This phrase is often quoted in a humorous manner to depict the legal profession. It certainly can have different meanings. At worst, it implies that the law is subservient to personal relationships and that a judge will give different decisions based upon who stands before him or her making the same argument. While North Carolina has in fact seen misconduct among the judiciary (see In re: Denise S. Hartsfield as one recent example), the instances of such misconduct are rare.

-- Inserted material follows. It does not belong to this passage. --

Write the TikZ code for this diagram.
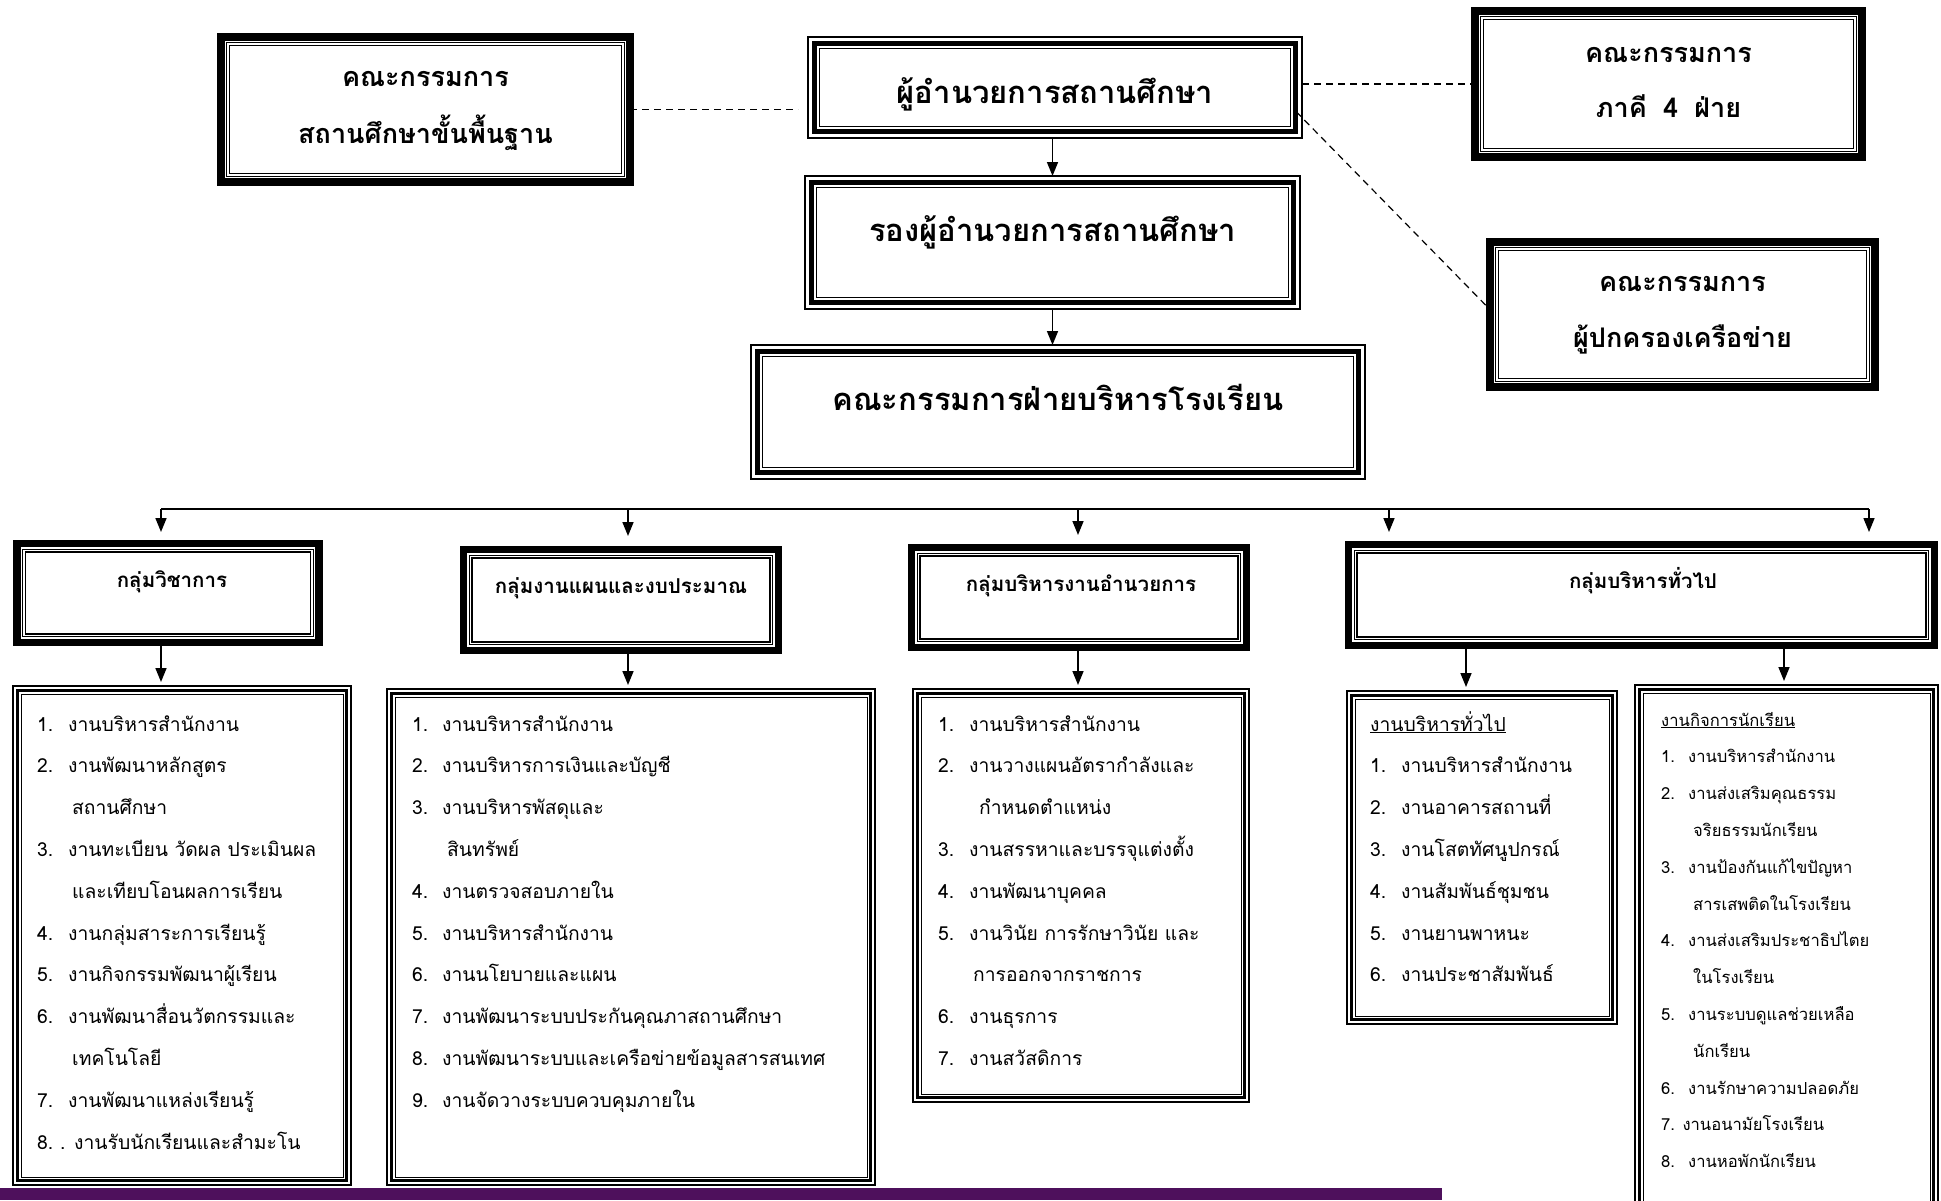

It is misconduct for an attorney to seek to influence a judge by a means prohibited by law, to communicate ex-parte with a judge (some exceptions apply) or to even imply that they can influence the judge through some personal relationship (See the North Carolina Rules of Professional Conduct). And it is also incumbent upon judges to maintain integrity and independence. In fact that is “rule 1” of the rules for judges (See the NC Code of Judicial Conduct) and judges who become aware of inappropriate conduct of lawyers must initiate disciplinary action against them.
However, I don’t see this phrase in a negative light. In fact, I believe that the judges we appear before remain on the bench because they are committed to helping the citizens who elected them to serve. And I understand it to mean that the “great lawyer” is the one who:
- Knows the Local Rules;
- Knows the Local Customs;
- Uses the Local Forms;
- Knows the Manner in Which the Judge prefers to Hear Evidence;
- Knows the Time limits for various hearings;
- Knows the Judge’s Pet Peeves;
- Knows the Background of the Judge; and
- Knows how the Judge May Likely Rule on an Issue.
An attorney who aspires to know the judge in these ways is better prepared for Court and can better communicate the legal argument because he/she “knows the audience.” In this sense, the phrase is quite appropriate and professional and builds up our profession rather than tearing it down. Therefore, the quote rings true and it is our duty as lawyers — as professionals — to know the judge before whom we practice.